Ships blow up a lot with antimatter still onboard and it never creates all that big a bang.

Well I'd have thought it depends what you try to do.

If the antimatter is simply released into space when the pods are destroyed, or magnetic containment loses power, it would need to come into contact with matching particles of matter to release energy.

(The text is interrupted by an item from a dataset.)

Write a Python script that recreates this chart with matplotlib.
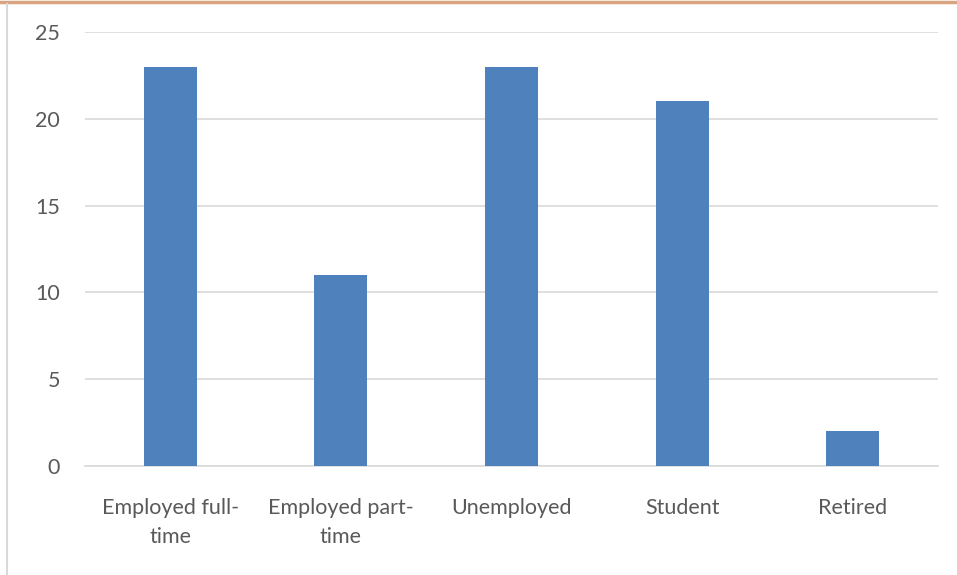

Whenever antimatter has been created in a lab it has lasted only a tiny fraction of a second, in our universe it isn't very stable - so when containment goes maybe it simply disappears, unless, like Scotty, you are going to release the whole lot in one go into the reaction chamber, creating a whacking great reaction that would wipe out everything within a few thousand miles.
 
Except the vast majority of ships explode instantly, no time to vent, drop or otherwise neutralise the antimatter, like the ships in First Contact shot point blank in the engineering section detonating the antimatter pods directly.
 
explode instantly, no time to vent

Why would there be no time to vent? That is, why should venting take more than two milliseconds? Supposedly, the antimatter comes prepacked in ejectable pods, and Trek technology demonstrates high accelerations for projectiles.

Timo Saloniemi
 
Also, maybe the destruct method was corrupted by the damaged nature of the Enterprise.

Between the limited repairs left from TWOK and the hit from the Bird of Prey, the damage may have affected the destruct system. What we saw in TSFS may be a self-destruct mishap, where certain scuttling charges didn't go off as designed or detonated prematurely out of sequence or whatever else you can think of. A self-destruct that didn't go as designed.
I'm guessing.

Plus Voyager and Nemesis showed that its possible for battles damage to completely disable the self destruct, so it being partially disabled isn't that much of a stretch.